Asked a few years ago to take on a newly created role at Eversource Energy, Hopkins-Staten embraced the opportunity and was named vice president for corporate citizenship and equity.
“The position was created because of the aftermath of the murder of George Floyd in 2020. Eversource, like many corporations, began to talk about and to think about systemic bias and racism and what it meant for the company, what it meant to its employees,” says Hopkins-Staten, who began her 30-plus-year career there as senior counsel and assistant corporate secretary.

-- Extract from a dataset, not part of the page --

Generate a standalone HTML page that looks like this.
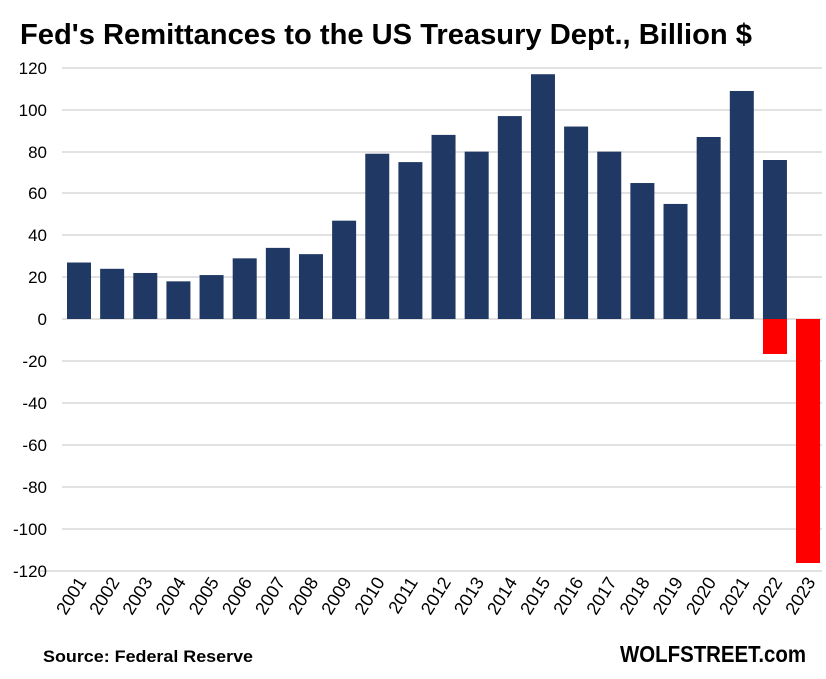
<!DOCTYPE html>
<html><head><style>body{margin:0;background:#fff}</style></head><body>
<svg width="826" height="674" xmlns="http://www.w3.org/2000/svg" font-family="Liberation Sans, sans-serif">
<rect width="826" height="674" fill="#fff"/>
<text x="20" y="44" font-size="29" font-weight="bold" fill="#000" textLength="732" lengthAdjust="spacingAndGlyphs">Fed's Remittances to the US Treasury Dept., Billion $</text>
<g stroke="#d9d9d9" stroke-width="1.5">
<line x1="62" x2="822" y1="68" y2="68"/><line x1="62" x2="822" y1="110" y2="110"/><line x1="62" x2="822" y1="152" y2="152"/><line x1="62" x2="822" y1="193" y2="193"/><line x1="62" x2="822" y1="235" y2="235"/><line x1="62" x2="822" y1="277" y2="277"/><line x1="62" x2="822" y1="319" y2="319"/><line x1="62" x2="822" y1="361" y2="361"/><line x1="62" x2="822" y1="403" y2="403"/><line x1="62" x2="822" y1="445" y2="445"/><line x1="62" x2="822" y1="487" y2="487"/><line x1="62" x2="822" y1="529" y2="529"/><line x1="40" x2="822" y1="571" y2="571"/>
</g>
<g font-size="17" fill="#000" text-anchor="end">
<text x="47" y="74">120</text><text x="47" y="116">100</text><text x="47" y="158">80</text><text x="47" y="199">60</text><text x="47" y="241">40</text><text x="47" y="283">20</text><text x="47" y="325">0</text><text x="47" y="367">-20</text><text x="47" y="409">-40</text><text x="47" y="451">-60</text><text x="47" y="493">-80</text><text x="47" y="535">-100</text><text x="47" y="577">-120</text>
</g>
<g fill="#203864" id="bars"></g>
<g fill="#ff0000"><rect x="763" y="319" width="24" height="35"/><rect x="796" y="319" width="24" height="244"/></g>
<g id="labels" font-size="18" fill="#000" text-anchor="end"></g>
<text x="43" y="662" font-size="17" font-weight="bold" textLength="210" lengthAdjust="spacingAndGlyphs">Source: Federal Reserve</text>
<text x="806" y="662" font-size="23" font-weight="bold" text-anchor="end" textLength="186" lengthAdjust="spacingAndGlyphs">WOLFSTREET.com</text>
<script>
var v=[27,24,22,18,21,29,34,31,47,79,75,88,80,97,117,92,80,65,55,87,109,76];
var b=document.getElementById('bars'),l=document.getElementById('labels'),ns="http://www.w3.org/2000/svg";
for(var i=0;i<23;i++){var cx=79+i*33.14;
if(i<22){var r=document.createElementNS(ns,'rect');var h=v[i]*2.092;r.setAttribute('x',cx-12);r.setAttribute('y',319-h);r.setAttribute('width',24);r.setAttribute('height',h);b.appendChild(r);}
var t=document.createElementNS(ns,'text');t.setAttribute('transform','translate('+(cx+8)+',582) rotate(-58)');t.textContent=2001+i;l.appendChild(t);}
</script>
</svg>
</body></html>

After several years, she was named president of the Eversource Energy Foundation and director of corporate community relations, where her team developed programs to assist customers with limited incomes and invested millions of dollars in Connecticut, western Massachusetts, and New Hampshire on initiatives aligned with the foundation’s focus areas, including community wellness and basic human needs; education, clean energy, and environmental stewardship; diversity, equity, and inclusion; and community, economic, and workforce development.